You'll also learn the difference between a ‘Duck’ and a ‘Decorated Shed’ (IKEA is the latter)

One of the things we don’t do is talk too much about design. We talk about the things that affect how you design a sign, but we don’t say you have to do this, or you have to do that. Design is contextual. It varies depending on what you want to convey, how a place already looks, or your personal taste. 

What we do discuss is our three Golden Rules. We believe that wayfinding needs to be Clear, Coherent and Consistent (we love alliteration!). We want people to understand that wayfinding is a coded system and that people approach it with intuition and expectations, but you need to reduce the confusion along the way. 

We dedicate a chapter to maps — how to think about creating them and the fact that all maps lie. And we talk extensively about accessibility — that you really need to understand your users in order to create something that will be useful. The saying that ‘to understand someone you need to walk a mile in their shoes’ has a particular resonance with wayfinding. But we want you to understand that not everyone will be walking, or even wearing shoes.

London's Kerning — a typographic map by NB Studio

Lastly, we tackle sustainability, flexibility and the future. Digital wayfinding is an alluring prospect — endless possibilities, flexible for ever and with you every step of the way. Google Maps revolutionised how we navigate — that little blue dot at the centre of the screen is a compelling confirmation that we’re at the centre of our world. 
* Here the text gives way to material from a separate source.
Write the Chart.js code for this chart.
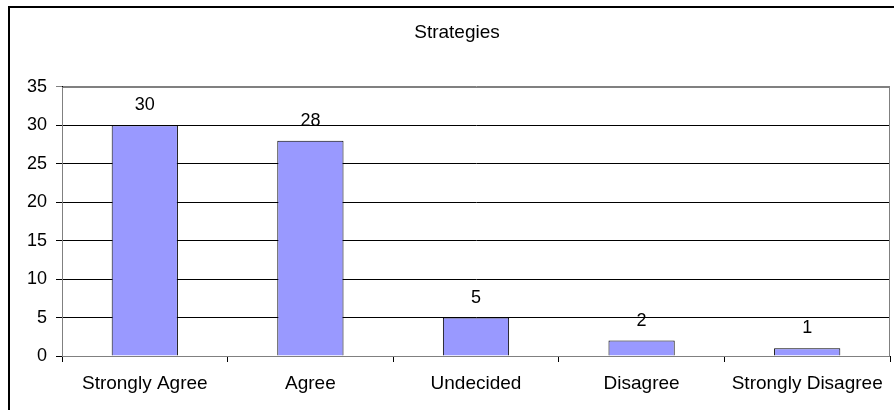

But while it can broaden our horizons, it can be a myopic way of interacting with the places around us. Chance encounters disappear, advertising takes over. It sounds dystopian, but it's already happening — where we go will increasingly be reliant on the technology we use. The beauty of paper however is that it doesn't crash and it’s likely that analogue wayfinding will continue to exist even as digital technologies continue to evolve. Alongside that is the power that signs have to affect and enhance the sense of place. And that's an opportunity that is too good to waste.